To do — Output the full listing below exactly, without the pictures.

Data provided —
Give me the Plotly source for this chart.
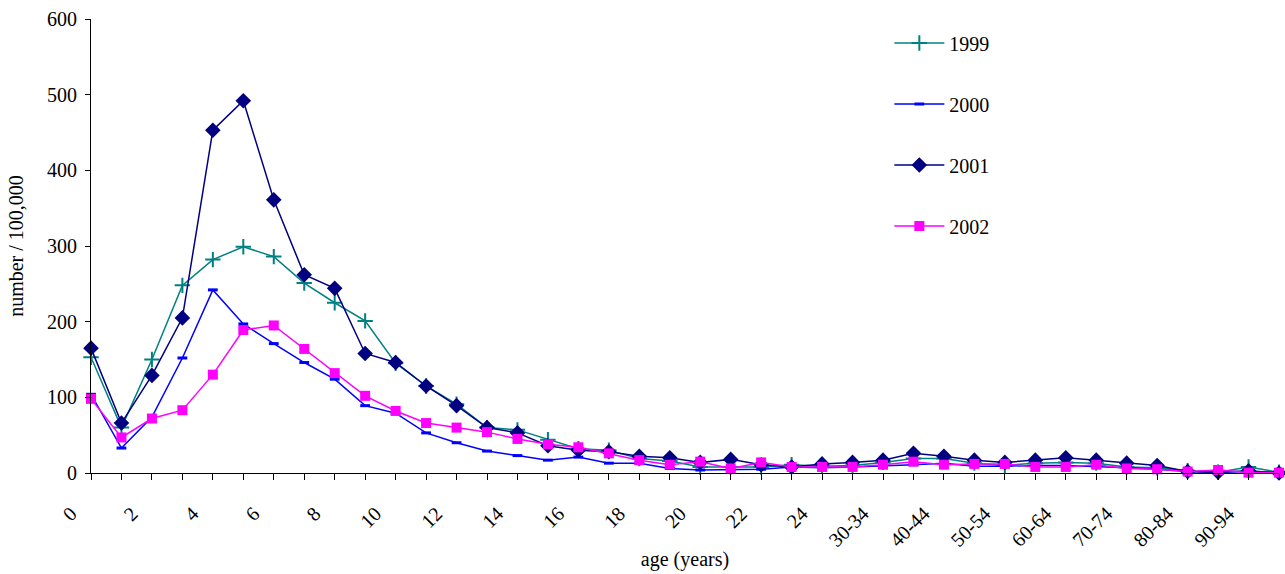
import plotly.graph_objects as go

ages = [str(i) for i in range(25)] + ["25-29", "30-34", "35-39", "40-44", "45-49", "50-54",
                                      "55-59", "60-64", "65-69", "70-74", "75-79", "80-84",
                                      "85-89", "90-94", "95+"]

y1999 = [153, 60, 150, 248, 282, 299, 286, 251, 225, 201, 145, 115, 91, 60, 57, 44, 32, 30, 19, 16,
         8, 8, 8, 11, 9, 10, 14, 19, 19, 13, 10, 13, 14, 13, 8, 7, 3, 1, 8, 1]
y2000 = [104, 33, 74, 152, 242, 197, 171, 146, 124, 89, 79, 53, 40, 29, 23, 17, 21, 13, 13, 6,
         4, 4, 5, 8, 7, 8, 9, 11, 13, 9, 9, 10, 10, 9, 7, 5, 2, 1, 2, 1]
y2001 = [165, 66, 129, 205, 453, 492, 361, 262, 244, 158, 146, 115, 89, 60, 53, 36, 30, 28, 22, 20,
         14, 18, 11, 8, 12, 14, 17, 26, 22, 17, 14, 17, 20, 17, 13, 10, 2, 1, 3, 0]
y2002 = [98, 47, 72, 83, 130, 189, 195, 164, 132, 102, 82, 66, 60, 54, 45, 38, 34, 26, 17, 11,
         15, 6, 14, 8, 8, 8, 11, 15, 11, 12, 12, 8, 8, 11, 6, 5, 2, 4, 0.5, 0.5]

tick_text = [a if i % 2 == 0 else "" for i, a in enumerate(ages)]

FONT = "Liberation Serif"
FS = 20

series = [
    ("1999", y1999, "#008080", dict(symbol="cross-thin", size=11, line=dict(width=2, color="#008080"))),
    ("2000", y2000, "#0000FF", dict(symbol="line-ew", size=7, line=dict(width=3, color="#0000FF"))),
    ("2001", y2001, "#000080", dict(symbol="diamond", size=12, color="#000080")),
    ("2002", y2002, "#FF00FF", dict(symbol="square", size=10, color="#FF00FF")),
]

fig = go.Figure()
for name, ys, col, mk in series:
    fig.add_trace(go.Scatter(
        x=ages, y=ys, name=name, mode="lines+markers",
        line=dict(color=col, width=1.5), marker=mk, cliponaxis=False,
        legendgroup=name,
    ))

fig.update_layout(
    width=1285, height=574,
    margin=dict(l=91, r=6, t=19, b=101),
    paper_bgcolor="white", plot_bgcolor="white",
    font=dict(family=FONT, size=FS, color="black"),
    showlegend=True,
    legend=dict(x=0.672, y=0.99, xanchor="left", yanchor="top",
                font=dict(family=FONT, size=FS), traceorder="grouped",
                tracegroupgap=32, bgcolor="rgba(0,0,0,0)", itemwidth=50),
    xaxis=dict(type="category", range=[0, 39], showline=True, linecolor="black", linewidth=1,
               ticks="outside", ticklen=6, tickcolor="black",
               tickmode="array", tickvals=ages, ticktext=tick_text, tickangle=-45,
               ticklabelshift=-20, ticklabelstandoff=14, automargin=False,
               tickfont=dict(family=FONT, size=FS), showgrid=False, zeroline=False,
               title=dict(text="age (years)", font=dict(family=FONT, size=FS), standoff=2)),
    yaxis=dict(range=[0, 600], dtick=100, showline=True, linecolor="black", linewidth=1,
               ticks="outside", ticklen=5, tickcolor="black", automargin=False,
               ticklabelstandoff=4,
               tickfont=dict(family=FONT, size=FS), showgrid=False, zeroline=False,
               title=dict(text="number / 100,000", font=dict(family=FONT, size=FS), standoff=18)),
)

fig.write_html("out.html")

Exercise output —
Give me the Plotly source for this chart.
import plotly.graph_objects as go

ages = [str(i) for i in range(25)] + ["25-29", "30-34", "35-39", "40-44", "45-49", "50-54",
                                      "55-59", "60-64", "65-69", "70-74", "75-79", "80-84",
                                      "85-89", "90-94", "95+"]

y1999 = [153, 60, 150, 248, 282, 299, 286, 251, 225, 201, 145, 115, 91, 60, 57, 44, 32, 30, 19, 16,
         8, 8, 8, 11, 9, 10, 14, 19, 19, 13, 10, 13, 14, 13, 8, 7, 3, 1, 8, 1]
y2000 = [104, 33, 74, 152, 242, 197, 171, 146, 124, 89, 79, 53, 40, 29, 23, 17, 21, 13, 13, 6,
         4, 4, 5, 8, 7, 8, 9, 11, 13, 9, 9, 10, 10, 9, 7, 5, 2, 1, 2, 1]
y2001 = [165, 66, 129, 205, 453, 492, 361, 262, 244, 158, 146, 115, 89, 60, 53, 36, 30, 28, 22, 20,
         14, 18, 11, 8, 12, 14, 17, 26, 22, 17, 14, 17, 20, 17, 13, 10, 2, 1, 3, 0]
y2002 = [98, 47, 72, 83, 130, 189, 195, 164, 132, 102, 82, 66, 60, 54, 45, 38, 34, 26, 17, 11,
         15, 6, 14, 8, 8, 8, 11, 15, 11, 12, 12, 8, 8, 11, 6, 5, 2, 4, 0.5, 0.5]

tick_text = [a if i % 2 == 0 else "" for i, a in enumerate(ages)]

FONT = "Liberation Serif"
FS = 20

series = [
    ("1999", y1999, "#008080", dict(symbol="cross-thin", size=11, line=dict(width=2, color="#008080"))),
    ("2000", y2000, "#0000FF", dict(symbol="line-ew", size=7, line=dict(width=3, color="#0000FF"))),
    ("2001", y2001, "#000080", dict(symbol="diamond", size=12, color="#000080")),
    ("2002", y2002, "#FF00FF", dict(symbol="square", size=10, color="#FF00FF")),
]

fig = go.Figure()
for name, ys, col, mk in series:
    fig.add_trace(go.Scatter(
        x=ages, y=ys, name=name, mode="lines+markers",
        line=dict(color=col, width=1.5), marker=mk, cliponaxis=False,
        legendgroup=name,
    ))

fig.update_layout(
    width=1285, height=574,
    margin=dict(l=91, r=6, t=19, b=101),
    paper_bgcolor="white", plot_bgcolor="white",
    font=dict(family=FONT, size=FS, color="black"),
    showlegend=True,
    legend=dict(x=0.672, y=0.99, xanchor="left", yanchor="top",
                font=dict(family=FONT, size=FS), traceorder="grouped",
                tracegroupgap=32, bgcolor="rgba(0,0,0,0)", itemwidth=50),
    xaxis=dict(type="category", range=[0, 39], showline=True, linecolor="black", linewidth=1,
               ticks="outside", ticklen=6, tickcolor="black",
               tickmode="array", tickvals=ages, ticktext=tick_text, tickangle=-45,
               ticklabelshift=-20, ticklabelstandoff=14, automargin=False,
               tickfont=dict(family=FONT, size=FS), showgrid=False, zeroline=False,
               title=dict(text="age (years)", font=dict(family=FONT, size=FS), standoff=2)),
    yaxis=dict(range=[0, 600], dtick=100, showline=True, linecolor="black", linewidth=1,
               ticks="outside", ticklen=5, tickcolor="black", automargin=False,
               ticklabelstandoff=4,
               tickfont=dict(family=FONT, size=FS), showgrid=False, zeroline=False,
               title=dict(text="number / 100,000", font=dict(family=FONT, size=FS), standoff=18)),
)

fig.write_html("out.html")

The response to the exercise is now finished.